The London Property Alliance commissioned this research paper to support a study trip to Paris co-ordinated in partnership with Opportunity London as part of parallel visits to the city following the Olympics.
Utilising the latest data from our Global Cities Survey, Professor Tony Travers and Alexander Jan outline the governance and market conditions which underpin the key differences between London and Paris.
Whilst the historic rivalry between our nations may run deep, the report shows many striking similarities.
It is too early to tell what sort of bounce the Olympics will provide Paris, but like London back in 2012 there will no doubt be upsides for its economy in the months following. This is reflected in growth forecasts of 5% which puts Paris ahead of London up to 2026, with its information and communication sector being the main driver.
Employment rates and transport ridership are also key areas in which Paris has displayed resilience as work patterns have changed post-pandemic. But central Paris is a much smaller market than central London, and its La Defense business district faces similar challenges to Canary Wharf. With typical French flair it intends to tackle this with a major transformation of its central boulevard and a push for more mixed used buildings.

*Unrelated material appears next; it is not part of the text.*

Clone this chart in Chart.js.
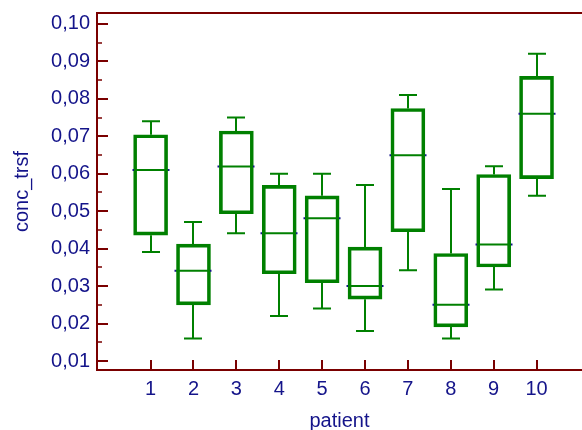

Grande projects are a French tradition, perfectly illustrated by its ambitions plans for a £250million makeover of the Champs-Elysee. Although, like London, such plans are often fraught by political disagreement, so the path forward can be long and winding.
The report highlights that it is necessary for London and Paris to constantly renew to keep up with the fast-developing cities in the Far East, Asia, the Middle East and the United States.
We open the paper with a line from French author José Alain Fralon who famously sums up his compatriots’ feelings towards us as ‘our dearest enemies’. We would like to tag on the end of that the words, ‘and closest friends’.